The part-time academy takes 10 months to complete, which means the two men would be ready to start with the city next July. Tuition is $2,000 per officer and $1,000 of this amount is reimbursable by the State. Each officer’s total wages and tuition comes to around $6,726 with $2-$4,000 of it reimbursable.
This brought the subject up of the officer who the city put through the Police Academy and who had signed a contract to work for the city for a specified time period for doing such and who broke that contract by leaving after a few months to go work for the city of Carrollton.
Alderwoman Vinyard thinks the city should pursue legal action against the officer.
“I think we need to pursue this,” she said. “I don’t think we need to drop it because we don’t need other officers to think they can do the same thing.
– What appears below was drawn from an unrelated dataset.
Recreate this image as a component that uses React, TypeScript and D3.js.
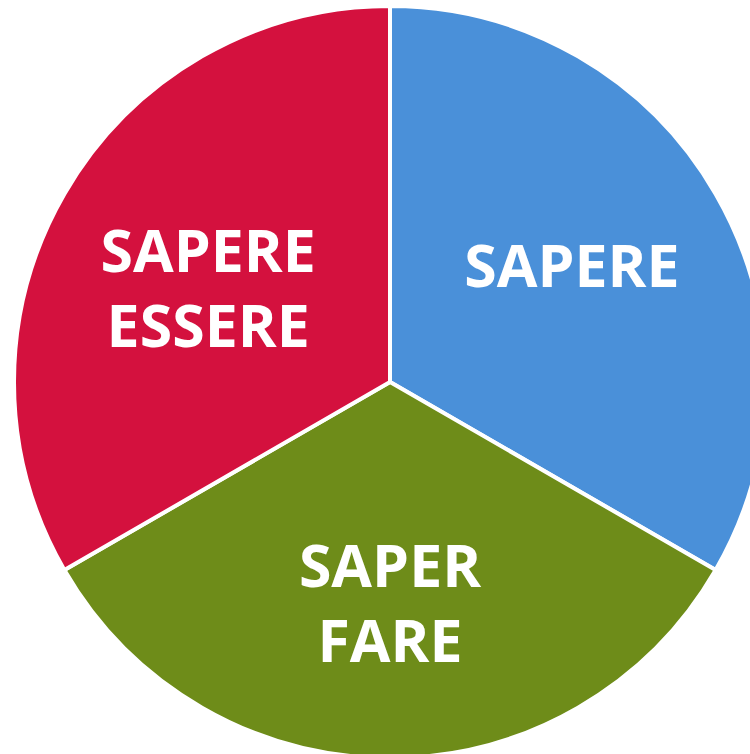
import React from "react";
import * as d3 from "d3";

const categories: string[][] = [["SAPERE"], ["SAPER", "FARE"], ["SAPERE", "ESSERE"]];
const values: number[] = [1, 1, 1];
const colors: string[] = ["#4a90d9", "#6e8c19", "#d4113e"];

const W = 750;
const H = 754;
const cx = 390;
const cy = 382;
const R = 376;
const labelR = 210;
const fontSize = 59;
const lineH = 75;

export default function App() {
  const pie = d3.pie<number>().sort(null).value((d) => d);
  const arcs = pie(values);
  const arc = d3.arc<d3.PieArcDatum<number>>().innerRadius(0).outerRadius(R);
  const labelArc = d3.arc<d3.PieArcDatum<number>>().innerRadius(labelR).outerRadius(labelR);
  return (
    <svg width={W} height={H} style={{ position: "absolute", left: 0, top: 0 }}>
      <g transform={`translate(${cx},${cy})`}>
        {arcs.map((a, i) => (
          <path key={i} d={arc(a) || ""} fill={colors[i]} stroke="#ffffff" strokeWidth={4} strokeLinejoin="round" />
        ))}
        {arcs.map((a, i) => {
          const [x, y] = labelArc.centroid(a);
          const lines = categories[i];
          const first = y + (lines.length === 1 ? 10 : -5);
          return (
            <text key={"t" + i} x={x} y={first} textAnchor="middle" fill="#ffffff"
              style={{ fontFamily: "'Open Sans', sans-serif", fontWeight: 700, fontSize }}>
              {lines.map((l, j) => (
                <tspan key={j} x={x} y={first + j * lineH}>{l}</tspan>
              ))}
            </text>
          );
        })}
      </g>
    </svg>
  );
}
It is more a matter of principal than anything else.”
The city would have to seek outside council because City Attorney Strang also represents the city of Carrollton, which presents a conflict of interest.
A discussion was held about the purchase of cameras for city hall, the library and Whiteside Park.
“A year ago we decided we were going to get cameras and we keep putting it off,” Alderman Coad said. “We have had some vandalism at Whiteside Park with the newly painted pagoda vandalized along with the playground equipment and we have finally settled on a system.”
The system they found would cost $4,500 and would be installed by Roodhouse local Matt Martin. The council unanimously agreed to the installation of the system.
City employees will be thrilled to learn they will be getting two more paid holidays next year after the council approved adding Columbus Day and Juneteenth to the city’s paid holidays.
They also approved fixing the concrete monument on the southwest corner of Whiteside Park at a cost of $1,000 and purchasing two tires for the backhoe at a cost of $1,544 from FS. According to Public Works Director John Harbaugh, they were bad enough “you could almost see the air in them.”
The city is in the process of submitting for an Open Space Lands Acquisition and Development program, which is administered through the Illinois Department of Natural Resources. This grant would be for the development of the disk golf course proposed for the White Hall Rez. It is a 50/50 grant and the grant application is due in by Sept. 1.
City resident Jane Bryant addressed the city about an issue on her street involving large semi’s traveling down her street 24/7. Bryant, who lives on North Main, on what used to be Cinderella Lane, says these semis have another road, which is closer, to use to get to their destination, yet they choose to use this road, which is now home to young families with children.
She asked the city council to put up “No Semi’s” signs like they did on Morrow St. After a consensus of the council, they agreed that this would be the appropriate action to take.